Walter Johnson

Raised in the US South, my childhood was immersed in sports. Over time, my passion evolved into a mission to share overlooked tales from the sports world. I created Daily Dose of Sports to highlight stories of perseverance, legends, and unsung heroes. Today, I'm not just a sports enthusiast - I'm a storyteller. Read more about me here.

Walter Perry Johnson may be the greatest right handed pitcher ever to play major league baseball.

Born in Humboldt, Kansas on November 6, 1887, he lived on a farm until moving to Olinda, California, a small oil boomtown in Orange County.  He played baseball at Fullerton Union High School and later moved to Idaho, where he worked for a telephone company while pitching in the Idaho State League.  There he was spotted by a scout from the Washington Senators and signed to play in the big leagues at the age of 19.  He made his debut in 1907 and pitched for the Senators, the only team he would ever play for, for the next two decades.  He was 5-9 with an ERA of 1.88 in his first year and won 25 games in his fourth season in the league, at age 22.  He won at least 20 games in each of the next ten seasons and averaged 26 wins a year.  He twice won over 30 games and in 1913 fashioned an incredible record of 36-7 with an ERA of 1.14 and a winning percentage of .837.  He threw 346 innings and had 29 complete games for a team that spent only seven days in first place all season.
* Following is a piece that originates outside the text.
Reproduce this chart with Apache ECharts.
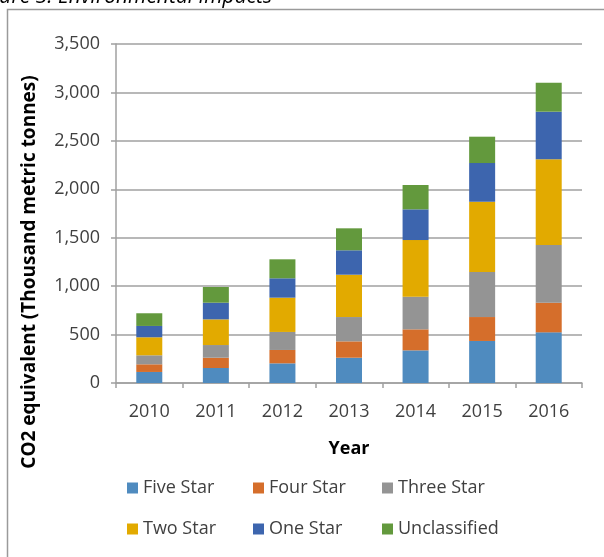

“The Big Train” threw harder than pitcher who had ever played in the major leagues and his sidearm motion was especially difficult for right-handed batters.  He added a curveball to his repertoire in his 7th year in the league and became even more unhittable.  He struck out 3,508 batters in his career, a record that lasted for 55 years.  Only two of his pre-World War II contemporaries finished within 1,000 strikeouts of that total, including Cy Young, who finished 705 strikeouts behind.  He won 417 games during his career, second only to Cy Young on the all-time list and he and Young are the only pitchers in baseball history to win 400 games.  He had twelve 20-win seasons in his 21 year career and threw 110 shutouts, which is still the major league record.  He led the AL in wins six times, had the lowest ERA five times and led the league in strikeouts a dozen times.  Johnson won pitching’s Triple Crown [wins, strikeouts, ERA] and threw a no hitter on July 1, 1920.  He threw 531 complete games, fourth on the all-time list.  He pitched 55.2 consecutive scoreless innings in his amazing 1913 season, still the AL record and threw 40 consecutive scoreless innings in May of 1918, making him the only pitcher in MLB history with two such 40-plus innings streaks.

Mr. Johnson was voted AL MVP in 1913 and 1924.  The latter came in his 18th year in the league, a season in which he won his only World Series championship. Fittingly, “Barney” was the hero as he pitched the final four innings in scoreless relief to allow the Senators to win in the 12th inning of Game 7.  He pitched three games in four days against the New York Highlanders in September of 2008 and shut them out each time and had four three-pitch innings in his career, an MLB record and was the first AL pitcher to strike out four batters in one inning.

Walter Johnson was elected to Major League Baseball’s All-Century Team in 1999.  That same year, The Sporting News ranked him number 4 on its list of Baseball’s 100 Greatest Players and the highest-ranked pitcher.  He was elected into the Baseball Hall of Fame’s inaugural class in 1936 on the first ballot, one of the “Immortal Five” with Babe Ruth, Ty Cobb, Honus Wagner and Christy Mathewson.

On this date in 1907, Walter Johnson earned his first major league win, a 7-2 victory over the Cleveland Indians.